Apesar de tudo, os católicos em Dubai desfrutam de um nível de segurança raro na região. ‘Aqui, ninguém se sente ameaçado em sua vida, em seus relacionamentos ou em suas crenças. Todos são livres para ser quem são, desde que não haja proselitismo’, disse o padre Geagea.

A visita do papa Francisco a Abu Dhabi, um dos emirados, em 2019 — quando assinou o documento sobre a Fraternidade Humana com o grão-imã de Al-Azhar — marcou um ponto de virada para a visibilidade católica e as relações inter-religiosas no Golfo. Seguiu-se a inauguração da Casa da Família Abraâmica em 2023 e outras iniciativas inter-religiosas.

A infraestrutura, no entanto, está crescendo mais lentamente. O padre Geagea confirmou que há discussões com as autoridades para a construção de novas igrejas.

‘Nossa comunidade francófona, por exemplo, era pequena no início, mas cresceu rapidamente, especialmente a partir de 2019’, disse Demont-Lebert, morador de Dubai há mais de cinco anos. Ele estimou um aumento de 25% no número de paroquianos francófonos, com cerca de 2 mil fiéis regulares e mais de 550 crianças nas aulas de catecismo. ‘As famílias aqui tendem a ter de três a cinco filhos, e estar longe de casa parece aprofundar a fé’.
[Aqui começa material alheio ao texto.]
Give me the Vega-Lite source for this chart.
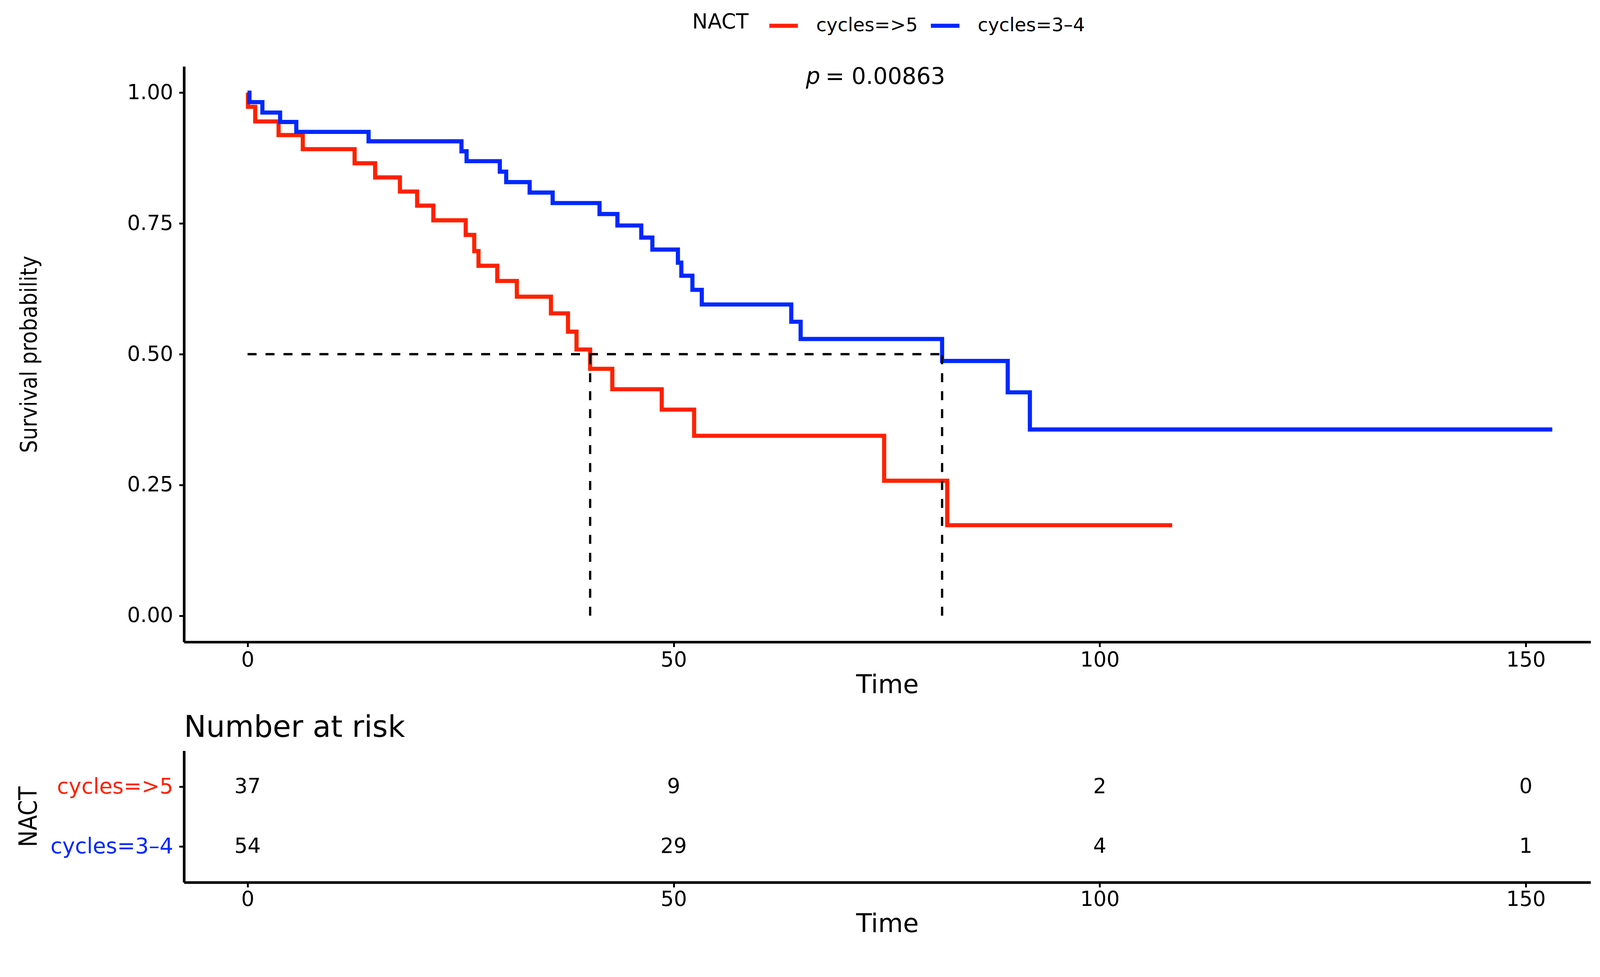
{
  "$schema": "https://vega.github.io/schema/vega-lite/v6.json",
  "padding": {"left": 42, "top": 24, "right": 5, "bottom": 4},
  "background": "white",
  "config": {
    "view": {"stroke": null},
    "font": "DejaVu Sans",
    "axis": {
      "grid": false,
      "domainColor": "black",
      "domainWidth": 6.7,
      "tickColor": "black",
      "tickWidth": 4.8,
      "tickSize": 12.5,
      "labelColor": "black",
      "titleColor": "black",
      "titleFontWeight": "normal",
      "labelFont": "DejaVu Sans",
      "titleFont": "DejaVu Sans",
      "labelLimit": 1000
    },
    "title": {"font": "DejaVu Sans", "fontWeight": "normal", "color": "black"}
  },
  "datasets": {
    "km": [
      {"t": 0, "s": 1.0, "g": "cycles=>5"},
      {"t": 0.05, "s": 0.973, "g": "cycles=>5"},
      {"t": 0.9, "s": 0.945, "g": "cycles=>5"},
      {"t": 3.64, "s": 0.919, "g": "cycles=>5"},
      {"t": 6.48, "s": 0.892, "g": "cycles=>5"},
      {"t": 12.56, "s": 0.865, "g": "cycles=>5"},
      {"t": 14.97, "s": 0.838, "g": "cycles=>5"},
      {"t": 17.88, "s": 0.811, "g": "cycles=>5"},
      {"t": 19.9, "s": 0.784, "g": "cycles=>5"},
      {"t": 21.8, "s": 0.756, "g": "cycles=>5"},
      {"t": 25.6, "s": 0.728, "g": "cycles=>5"},
      {"t": 26.6, "s": 0.697, "g": "cycles=>5"},
      {"t": 27.1, "s": 0.669, "g": "cycles=>5"},
      {"t": 29.3, "s": 0.64, "g": "cycles=>5"},
      {"t": 31.6, "s": 0.61, "g": "cycles=>5"},
      {"t": 35.6, "s": 0.578, "g": "cycles=>5"},
      {"t": 37.6, "s": 0.543, "g": "cycles=>5"},
      {"t": 38.6, "s": 0.509, "g": "cycles=>5"},
      {"t": 40.2, "s": 0.472, "g": "cycles=>5"},
      {"t": 42.8, "s": 0.433, "g": "cycles=>5"},
      {"t": 48.6, "s": 0.394, "g": "cycles=>5"},
      {"t": 52.4, "s": 0.344, "g": "cycles=>5"},
      {"t": 74.7, "s": 0.258, "g": "cycles=>5"},
      {"t": 82.1, "s": 0.173, "g": "cycles=>5"},
      {"t": 108.5, "s": 0.173, "g": "cycles=>5"},
      {"t": 0, "s": 1.0, "g": "cycles=3–4"},
      {"t": 0.22, "s": 0.982, "g": "cycles=3–4"},
      {"t": 1.74, "s": 0.962, "g": "cycles=3–4"},
      {"t": 3.82, "s": 0.944, "g": "cycles=3–4"},
      {"t": 5.72, "s": 0.925, "g": "cycles=3–4"},
      {"t": 14.2, "s": 0.907, "g": "cycles=3–4"},
      {"t": 25.1, "s": 0.888, "g": "cycles=3–4"},
      {"t": 25.7, "s": 0.869, "g": "cycles=3–4"},
      {"t": 29.6, "s": 0.849, "g": "cycles=3–4"},
      {"t": 30.35, "s": 0.829, "g": "cycles=3–4"},
      {"t": 33.1, "s": 0.809, "g": "cycles=3–4"},
      {"t": 35.8, "s": 0.789, "g": "cycles=3–4"},
      {"t": 41.3, "s": 0.768, "g": "cycles=3–4"},
      {"t": 43.4, "s": 0.746, "g": "cycles=3–4"},
      {"t": 46.2, "s": 0.723, "g": "cycles=3–4"},
      {"t": 47.5, "s": 0.7, "g": "cycles=3–4"},
      {"t": 50.5, "s": 0.675, "g": "cycles=3–4"},
      {"t": 50.9, "s": 0.65, "g": "cycles=3–4"},
      {"t": 52.2, "s": 0.623, "g": "cycles=3–4"},
      {"t": 53.3, "s": 0.595, "g": "cycles=3–4"},
      {"t": 63.8, "s": 0.562, "g": "cycles=3–4"},
      {"t": 64.9, "s": 0.529, "g": "cycles=3–4"},
      {"t": 81.5, "s": 0.487, "g": "cycles=3–4"},
      {"t": 89.2, "s": 0.427, "g": "cycles=3–4"},
      {"t": 91.8, "s": 0.356, "g": "cycles=3–4"},
      {"t": 153.1, "s": 0.356, "g": "cycles=3–4"}
    ],
    "median": [
      {"x": 0, "x2": 81.5, "y": 0.5, "y2": 0.5},
      {"x": 40.2, "x2": 40.2, "y": 0, "y2": 0.5},
      {"x": 81.5, "x2": 81.5, "y": 0, "y2": 0.5}
    ],
    "risk": [
      {"t": 0, "g": "cycles=>5", "n": 37},
      {"t": 50, "g": "cycles=>5", "n": 9},
      {"t": 100, "g": "cycles=>5", "n": 2},
      {"t": 150, "g": "cycles=>5", "n": 0},
      {"t": 0, "g": "cycles=3–4", "n": 54},
      {"t": 50, "g": "cycles=3–4", "n": 29},
      {"t": 100, "g": "cycles=3–4", "n": 4},
      {"t": 150, "g": "cycles=3–4", "n": 1}
    ]
  },
  "resolve": {"scale": {"color": "independent"}, "legend": {"color": "independent"}},
  "spacing": 37.6,
  "vconcat": [
    {
      "width": 3601,
      "height": 1474,
      "layer": [
        {
          "data": {"name": "km"},
          "mark": {"type": "line", "interpolate": "step-after", "strokeWidth": 10.6},
          "encoding": {
            "x": {"field": "t", "type": "quantitative",
              "scale": {"domain": [-7.46, 157.6], "nice": false, "zero": false},
              "axis": {"values": [0, 50, 100, 150], "title": "Time", "labelFontSize": 53, "titleFontSize": 65.5, "labelPadding": 7.7, "titlePadding": 4.8}},
            "y": {"field": "s", "type": "quantitative",
              "scale": {"domain": [-0.0503, 1.0503], "nice": false, "zero": false},
              "axis": {"values": [0, 0.25, 0.5, 0.75, 1], "format": ".2f", "title": "Survival probability", "labelFontSize": 53, "labelPadding": 15.4, "titleFont": "DejaVu Sans Condensed, Liberation Sans, sans-serif", "titleFontSize": 58, "titleX": -377.5, "titleBaseline": "alphabetic"}},
            "color": {"field": "g", "type": "nominal",
              "scale": {"domain": ["cycles=>5", "cycles=3–4"], "range": ["#FF2200", "#0028FF"]},
              "legend": {"title": "NACT", "orient": "none", "legendX": 1301, "legendY": -146, "direction": "horizontal", "titleOrient": "left", "symbolType": "stroke", "symbolSize": 5358, "symbolStrokeWidth": 10.6, "labelFontSize": 48, "titleFontSize": 53, "titleFontWeight": "normal", "labelOffset": 41.4, "columnPadding": 11.6, "titlePadding": 47, "padding": 0, "labelColor": "black", "titleColor": "black", "labelLimit": 1000}}
          }
        },
        {
          "data": {"name": "median"},
          "mark": {"type": "rule", "strokeDash": [23, 23], "strokeWidth": 5.8, "color": "black"},
          "encoding": {
            "x": {"field": "x", "type": "quantitative"},
            "x2": {"field": "x2"},
            "y": {"field": "y", "type": "quantitative"},
            "y2": {"field": "y2"}
          }
        },
        {
          "data": {"values": [{"t": 67.2, "s": 1.0295, "lab": "p"}]},
          "mark": {"type": "text", "fontSize": 58, "fontStyle": "italic", "align": "right", "baseline": "middle", "color": "black"},
          "encoding": {
            "x": {"field": "t", "type": "quantitative"},
            "y": {"field": "s", "type": "quantitative"},
            "text": {"field": "lab"}
          }
        },
        {
          "data": {"values": [{"t": 67.8, "s": 1.0295, "lab": "= 0.00863"}]},
          "mark": {"type": "text", "fontSize": 58, "align": "left", "baseline": "middle", "color": "black"},
          "encoding": {
            "x": {"field": "t", "type": "quantitative"},
            "y": {"field": "s", "type": "quantitative"},
            "text": {"field": "lab"}
          }
        }
      ]
    },
    {
      "width": 3601,
      "height": 337,
      "title": {"text": "Number at risk", "anchor": "start", "frame": "group", "fontSize": 76, "offset": 19.3},
      "data": {"name": "risk"},
      "mark": {"type": "text", "fontSize": 53, "color": "black"},
      "encoding": {
        "x": {"field": "t", "type": "quantitative",
          "scale": {"domain": [-7.46, 157.6], "nice": false, "zero": false},
          "axis": {"values": [0, 50, 100, 150], "title": "Time", "labelFontSize": 53, "titleFontSize": 65.5, "labelPadding": 5.8, "titlePadding": 3.9}},
        "y": {"field": "g", "type": "nominal", "sort": ["cycles=>5", "cycles=3–4"],
          "scale": {"type": "point", "padding": 0.6},
          "axis": {"title": "NACT", "labelFontSize": 55, "labelPadding": 15.4, "titleFont": "DejaVu Sans Condensed, Liberation Sans, sans-serif", "titleFontSize": 63.5, "titleX": -377.5, "titleBaseline": "alphabetic",
            "labelColor": {"condition": {"test": "datum.value === 'cycles=>5'", "value": "#FF2200"}, "value": "#0028FF"}}},
        "text": {"field": "n", "type": "quantitative"}
      }
    }
  ]
}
Conciliar uma cultura acelerada e consumista com tempo para a família e a vida paroquial é, no entanto, um desafio constante ao qual o clero local precisa se adaptar. As grandes distâncias dentro da cidade também dificultam a participação. E para muitos migrantes que fugiram de zonas de conflito ou de situações de pobreza, as feridas espirituais frequentemente vêm à tona em Dubai. Alguns fiéis descrevem suas chegadas profundamente desorientados pela perda. A resposta da paróquia tem sido aumentar o número de pequenos grupos de diferentes faixas etárias — alguns com 150 a 200 participantes — para que todos possam encontrar uma comunidade que os faça sentir-se em casa.’